> [Written instruction]:
Set the data down again, exactly as it reads, but without the pictures.

> [Data extract]:

=======

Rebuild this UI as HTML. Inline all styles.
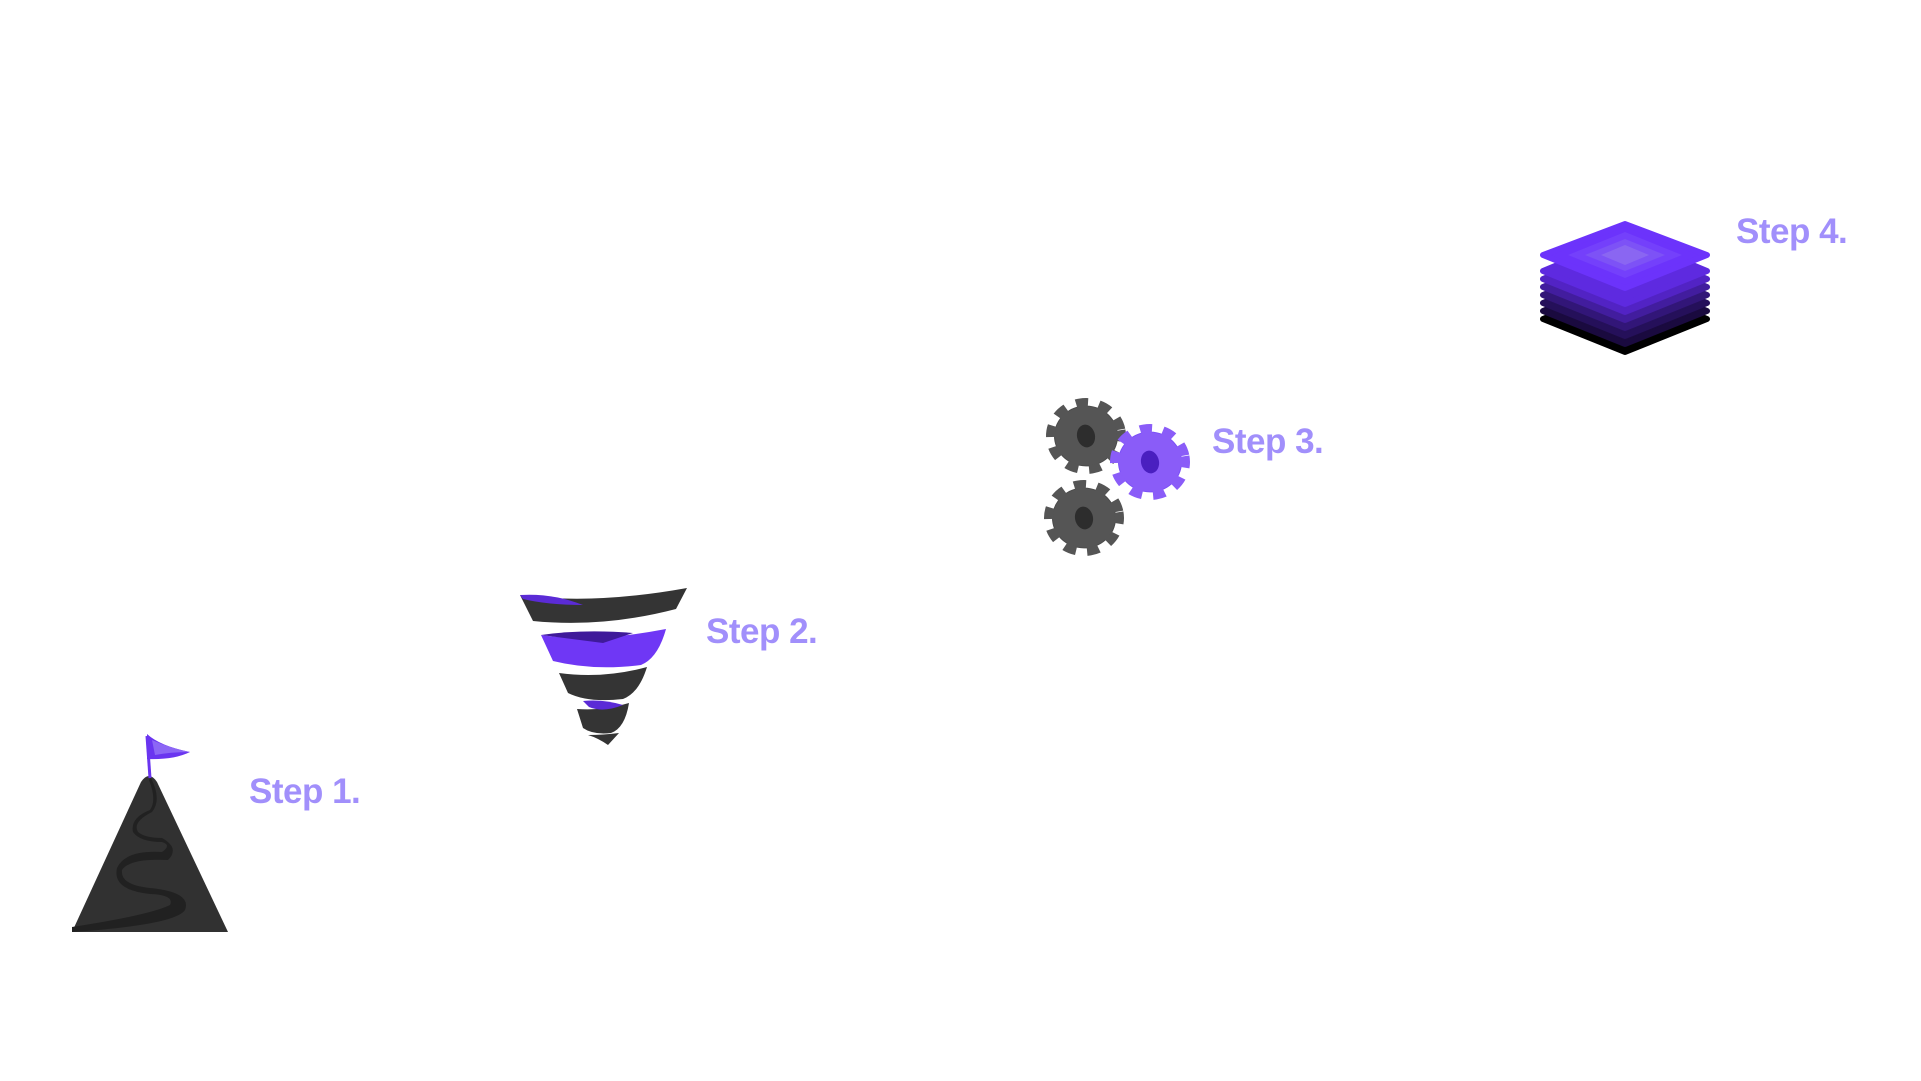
<!DOCTYPE html>
<html><head><style>
html,body{margin:0;padding:0;background:#fff;width:1921px;height:1081px;overflow:hidden}
.t{position:absolute;font-family:"Liberation Sans",sans-serif;font-weight:bold;color:#a18ffb;font-size:35px;letter-spacing:-0.5px;line-height:1}
</style></head><body>
<svg width="1921" height="1081" style="position:absolute;left:0;top:0">
<path d="M72,932 L141,782 Q149,770 157,782 L228,932 Z" fill="#313131"/>
<path d="M151,778 Q162,800 152,812 Q132,822 138,832 Q145,838 162,838 Q180,848 168,860 Q130,858 122,870 Q120,885 150,888 Q192,892 185,910 Q175,925 72,932 L72,927 Q150,915 170,905 Q175,895 150,894 Q112,890 117,868 Q125,850 162,852 Q172,845 162,842 Q140,842 133,832 Q130,818 150,810 Q157,800 149,780 Z" fill="#212121"/>
<line x1="150" y1="778" x2="147" y2="736" stroke="#6a35f0" stroke-width="3"/>
<path d="M147,734 Q160,746 190,752 Q174,760 147,759 Z" fill="#6a35f0"/>
<path d="M152,740 Q170,748 190,752 Q170,752 155,755 Z" fill="#8c66f5"/>
<g transform="translate(-7,-7)">
<path d="M527,602 Q600,612 694,595 L683,616 Q610,635 540,628 Z" fill="#343434"/>
<path d="M527,602 Q560,600 590,612 Q555,612 530,606 Z" fill="#5b2bd6"/>
<path d="M548,642 Q600,650 673,636 Q665,665 648,672 Q600,678 560,668 Z" fill="#6f37f5"/>
<path d="M548,642 Q590,636 640,640 L610,650 Z" fill="#3f1a9a"/>
<path d="M566,680 Q610,686 654,674 Q646,700 630,706 Q595,710 575,700 Z" fill="#343434"/>
<path d="M584,716 Q610,718 636,710 Q632,735 618,740 Q600,742 590,735 Z" fill="#343434"/>
<path d="M590,708 Q610,706 630,712 Q610,720 596,714 Z" fill="#5b2bd6"/>
<path d="M595,742 Q610,742 626,740 L615,752 Q605,745 595,742 Z" fill="#343434"/>
</g>
<g transform="translate(-13,-4)">
<g transform="translate(1099,440) scale(1,0.95) rotate(-10)">
<circle r="32" fill="#4a4a4a" stroke="#555" stroke-width="16" stroke-dasharray="11 10"/>
<circle r="31" fill="#555"/><ellipse rx="9" ry="12" fill="#2d2d2d"/></g>
<g transform="translate(1097,522) scale(1,0.95) rotate(-10)">
<circle r="32" fill="#4a4a4a" stroke="#555" stroke-width="16" stroke-dasharray="11 10"/>
<circle r="31" fill="#555"/><ellipse rx="9" ry="12" fill="#2d2d2d"/></g>
<g transform="translate(1163,466) scale(1,0.95) rotate(-10)">
<circle r="32" fill="#7a4ff6" stroke="#8a5cf8" stroke-width="16" stroke-dasharray="11 10"/>
<circle r="31" fill="#8a5cf8"/><ellipse rx="9" ry="12" fill="#4a1fc0"/></g>
</g>
<g transform="translate(-17,-3)">
<path d="M1560,322 L1642,288 L1724,322 L1642,355 Z" fill="#000" stroke="#000" stroke-width="6" stroke-linejoin="round"/>
<path d="M1560,314 L1642,280 L1724,314 L1642,347 Z" fill="#1a0a3f" stroke="#1a0a3f" stroke-width="6" stroke-linejoin="round"/>
<path d="M1560,306 L1642,272 L1724,306 L1642,339 Z" fill="#25105a" stroke="#25105a" stroke-width="6" stroke-linejoin="round"/>
<path d="M1560,298 L1642,264 L1724,298 L1642,331 Z" fill="#321678" stroke="#321678" stroke-width="6" stroke-linejoin="round"/>
<path d="M1560,290 L1642,256 L1724,290 L1642,323 Z" fill="#421d9e" stroke="#421d9e" stroke-width="6" stroke-linejoin="round"/>
<path d="M1560,282 L1642,248 L1724,282 L1642,315 Z" fill="#5223c4" stroke="#5223c4" stroke-width="6" stroke-linejoin="round"/>
<path d="M1560,274 L1642,240 L1724,274 L1642,307 Z" fill="#5e2ae0" stroke="#5e2ae0" stroke-width="6" stroke-linejoin="round"/>
<path d="M1560,258 L1642,227 L1724,258 L1642,291 Z" fill="#6c33fb" stroke="#6c33fb" stroke-width="6" stroke-linejoin="round"/>
<path d="M1585,258 L1642,235 L1699,258 L1642,281 Z" fill="#7440fb"/>
<path d="M1602,258 L1642,242 L1682,258 L1642,274 Z" fill="#7d52f6"/>
<path d="M1618,258 L1642,248 L1666,258 L1642,268 Z" fill="#8a66f2"/>
</g>
</svg>
<div class="t" style="left:249px;top:774px">Step 1.</div>
<div class="t" style="left:706px;top:614px">Step 2.</div>
<div class="t" style="left:1212px;top:424px">Step 3.</div>
<div class="t" style="left:1736px;top:214px">Step 4.</div>
</body></html>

=======

> [Exercise result]:
Rebuild this UI as HTML. Inline all styles.
<!DOCTYPE html>
<html><head><style>
html,body{margin:0;padding:0;background:#fff;width:1921px;height:1081px;overflow:hidden}
.t{position:absolute;font-family:"Liberation Sans",sans-serif;font-weight:bold;color:#a18ffb;font-size:35px;letter-spacing:-0.5px;line-height:1}
</style></head><body>
<svg width="1921" height="1081" style="position:absolute;left:0;top:0">
<path d="M72,932 L141,782 Q149,770 157,782 L228,932 Z" fill="#313131"/>
<path d="M151,778 Q162,800 152,812 Q132,822 138,832 Q145,838 162,838 Q180,848 168,860 Q130,858 122,870 Q120,885 150,888 Q192,892 185,910 Q175,925 72,932 L72,927 Q150,915 170,905 Q175,895 150,894 Q112,890 117,868 Q125,850 162,852 Q172,845 162,842 Q140,842 133,832 Q130,818 150,810 Q157,800 149,780 Z" fill="#212121"/>
<line x1="150" y1="778" x2="147" y2="736" stroke="#6a35f0" stroke-width="3"/>
<path d="M147,734 Q160,746 190,752 Q174,760 147,759 Z" fill="#6a35f0"/>
<path d="M152,740 Q170,748 190,752 Q170,752 155,755 Z" fill="#8c66f5"/>
<g transform="translate(-7,-7)">
<path d="M527,602 Q600,612 694,595 L683,616 Q610,635 540,628 Z" fill="#343434"/>
<path d="M527,602 Q560,600 590,612 Q555,612 530,606 Z" fill="#5b2bd6"/>
<path d="M548,642 Q600,650 673,636 Q665,665 648,672 Q600,678 560,668 Z" fill="#6f37f5"/>
<path d="M548,642 Q590,636 640,640 L610,650 Z" fill="#3f1a9a"/>
<path d="M566,680 Q610,686 654,674 Q646,700 630,706 Q595,710 575,700 Z" fill="#343434"/>
<path d="M584,716 Q610,718 636,710 Q632,735 618,740 Q600,742 590,735 Z" fill="#343434"/>
<path d="M590,708 Q610,706 630,712 Q610,720 596,714 Z" fill="#5b2bd6"/>
<path d="M595,742 Q610,742 626,740 L615,752 Q605,745 595,742 Z" fill="#343434"/>
</g>
<g transform="translate(-13,-4)">
<g transform="translate(1099,440) scale(1,0.95) rotate(-10)">
<circle r="32" fill="#4a4a4a" stroke="#555" stroke-width="16" stroke-dasharray="11 10"/>
<circle r="31" fill="#555"/><ellipse rx="9" ry="12" fill="#2d2d2d"/></g>
<g transform="translate(1097,522) scale(1,0.95) rotate(-10)">
<circle r="32" fill="#4a4a4a" stroke="#555" stroke-width="16" stroke-dasharray="11 10"/>
<circle r="31" fill="#555"/><ellipse rx="9" ry="12" fill="#2d2d2d"/></g>
<g transform="translate(1163,466) scale(1,0.95) rotate(-10)">
<circle r="32" fill="#7a4ff6" stroke="#8a5cf8" stroke-width="16" stroke-dasharray="11 10"/>
<circle r="31" fill="#8a5cf8"/><ellipse rx="9" ry="12" fill="#4a1fc0"/></g>
</g>
<g transform="translate(-17,-3)">
<path d="M1560,322 L1642,288 L1724,322 L1642,355 Z" fill="#000" stroke="#000" stroke-width="6" stroke-linejoin="round"/>
<path d="M1560,314 L1642,280 L1724,314 L1642,347 Z" fill="#1a0a3f" stroke="#1a0a3f" stroke-width="6" stroke-linejoin="round"/>
<path d="M1560,306 L1642,272 L1724,306 L1642,339 Z" fill="#25105a" stroke="#25105a" stroke-width="6" stroke-linejoin="round"/>
<path d="M1560,298 L1642,264 L1724,298 L1642,331 Z" fill="#321678" stroke="#321678" stroke-width="6" stroke-linejoin="round"/>
<path d="M1560,290 L1642,256 L1724,290 L1642,323 Z" fill="#421d9e" stroke="#421d9e" stroke-width="6" stroke-linejoin="round"/>
<path d="M1560,282 L1642,248 L1724,282 L1642,315 Z" fill="#5223c4" stroke="#5223c4" stroke-width="6" stroke-linejoin="round"/>
<path d="M1560,274 L1642,240 L1724,274 L1642,307 Z" fill="#5e2ae0" stroke="#5e2ae0" stroke-width="6" stroke-linejoin="round"/>
<path d="M1560,258 L1642,227 L1724,258 L1642,291 Z" fill="#6c33fb" stroke="#6c33fb" stroke-width="6" stroke-linejoin="round"/>
<path d="M1585,258 L1642,235 L1699,258 L1642,281 Z" fill="#7440fb"/>
<path d="M1602,258 L1642,242 L1682,258 L1642,274 Z" fill="#7d52f6"/>
<path d="M1618,258 L1642,248 L1666,258 L1642,268 Z" fill="#8a66f2"/>
</g>
</svg>
<div class="t" style="left:249px;top:774px">Step 1.</div>
<div class="t" style="left:706px;top:614px">Step 2.</div>
<div class="t" style="left:1212px;top:424px">Step 3.</div>
<div class="t" style="left:1736px;top:214px">Step 4.</div>
</body></html>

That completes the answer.